Das blaue Misstrauen gegenüber der ÖVP hat eine sehr lange Historie. Schon für die Spaltung in FPÖ und BZÖ Anfang der 2000er-Jahre in Knittelfeld machte damals Kickl die Volkspartei unter Kanzler Wolfgang Schüssel mitverantwortlich.
Spätestens 2019 erlebte der FPÖ-Chef die nächste Enttäuschung: Nach der Veröffentlichung des Ibiza-Videos verlangte ÖVP-Kanzler Sebastian Kurz von Bundespräsident Alexander Van der Bellen, den damaligen Innenminister Kickl aus seinem Amt zu entlassen. So kam es auch.
ÖVP demonstriert eine gewisse Gelassenheit
In der ÖVP sieht man diese Warnungen mit einer gewissen professionellen Gelassenheit. Es sei klar, dass Kickl nach dem Scheitern der Regierungsverhandlungen zeigen wolle, dass er das Zepter in der Hand habe. „Für Kickls Verhältnisse war die Rede eher versöhnlich.
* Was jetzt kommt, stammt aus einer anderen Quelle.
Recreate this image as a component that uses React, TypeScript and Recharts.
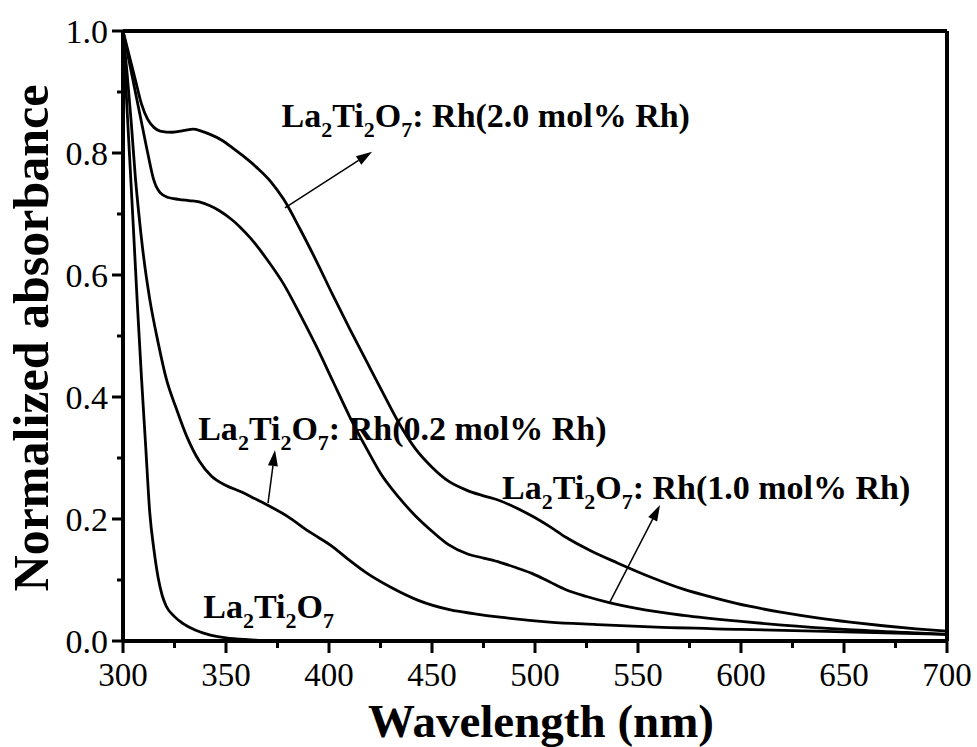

Und persönliche Befindlichkeiten spielen bei Regierungsverhandlungen eine untergeordnete Rolle“, hört man aus ÖVP-Kreisen.
Offiziell wollte kein ÖVP-Grande die Kickl-Aussagen kommentieren. ÖVP-Landeshauptmann Markus Wallner sagte hinsichtlich seiner ablehnenden Haltung gegenüber Kickl: „Persönliche Wünsche sind das eine, Notwendigkeiten das andere.“ Es gelte nun, „staatskrisenähnliche Zustände“ zu verhindern.